To resolve this, you should monitor and, if needed, increase the value of the background_message_broker_schedule_pool_size
setting.
Step 1: Check Thread Pool Utilization
Run the following SQL query to inspect the current status of your background message broker thread pool:
SELECT
(
SELECT value
FROM system.metrics
WHERE metric = 'BackgroundMessageBrokerSchedulePoolTask'
) AS tasks,
(
SELECT value
FROM system.metrics
WHERE metric = 'BackgroundMessageBrokerSchedulePoolSize'
) AS pool_size,
pool_size - tasks AS free_threads
If you have metric_log
enabled, you can also monitor the minimum number of free threads over the day:
SELECT min(CurrentMetric_BackgroundMessageBrokerSchedulePoolSize - CurrentMetric_BackgroundMessageBrokerSchedulePoolTask) AS min_free_threads
FROM system.metric_log
WHERE event_date = today()
If free_threads
is close to zero or negative, it means your thread pool is saturated and should be increased.
Step 2: Estimate Required Pool Size
To estimate a reasonable value for background_message_broker_schedule_pool_size
, run the following query:
WITH
toUInt32OrDefault(extract(engine_full, 'kafka_num_consumers\s*=\s*(\d+)')) as kafka_num_consumers,
extract(engine_full, 'kafka_thread_per_consumer\s*=\s*(\d+|\'true\')') not in ('', '0') as kafka_thread_per_consumer,
multiIf(
engine = 'Kafka',
if(kafka_thread_per_consumer AND kafka_num_consumers > 0, kafka_num_consumers, 1),
engine = 'RabbitMQ',
3,
engine = 'NATS',
3,
0 /* should not happen */
) as threads_needed
SELECT
ceil(sum(threads_needed) * 1.25)
FROM
system.tables
WHERE
engine in ('Kafka', 'RabbitMQ', 'NATS')
This will return an estimate that includes a 25% buffer to accommodate spikes in load.
Step 3: Apply the New Setting
Create or update the following configuration file:
Path:
/etc/clickhouse-server/config.d/background_message_broker_schedule_pool_size.xml
Content:
<yandex> <background_message_broker_schedule_pool_size>120</background_message_broker_schedule_pool_size> </yandex>
Replace
120
with the value recommended from Step 2 (rounded up if needed).(Only for ClickHouse versions 23.8 and older)

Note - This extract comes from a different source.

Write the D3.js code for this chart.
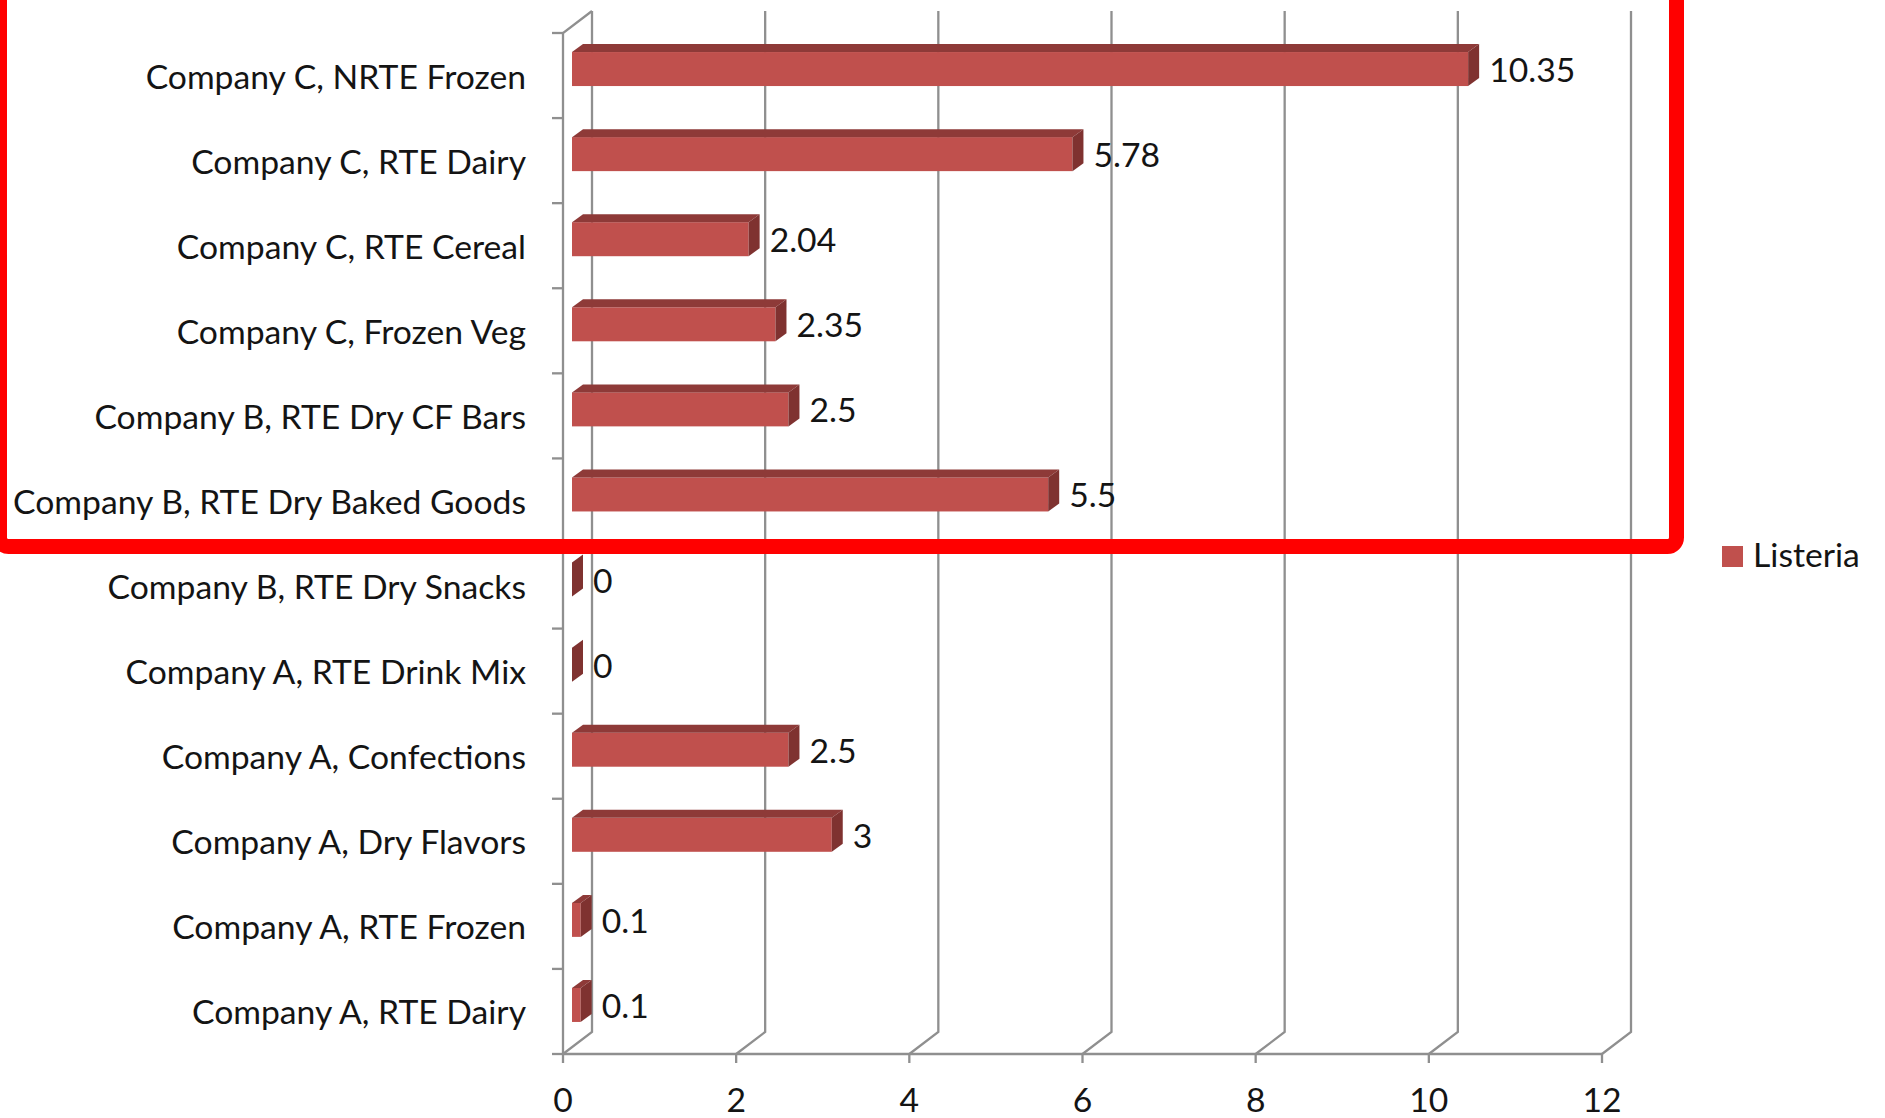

Add the same setting to the default user profile:
Path:
/etc/clickhouse-server/users.d/background_message_broker_schedule_pool_size.xml
Content:
<yandex> <profiles> <default> <background_message_broker_schedule_pool_size>120</background_message_broker_schedule_pool_size> </default> </profiles> </yandex>
Step 4: Restart ClickHouse
After applying the configuration, restart ClickHouse to apply the changes:
sudo systemctl restart clickhouse-server
Summary
A saturated background message broker thread pool can lead to missed Kafka polls and consumer group dropouts. Monitoring your metrics and adjusting background_message_broker_schedule_pool_size
accordingly ensures stable operation of Kafka, RabbitMQ, and NATS integrations.
If the problem persists even after increasing the pool size, consider investigating slow MV chains or flushing logic as a potential bottleneck.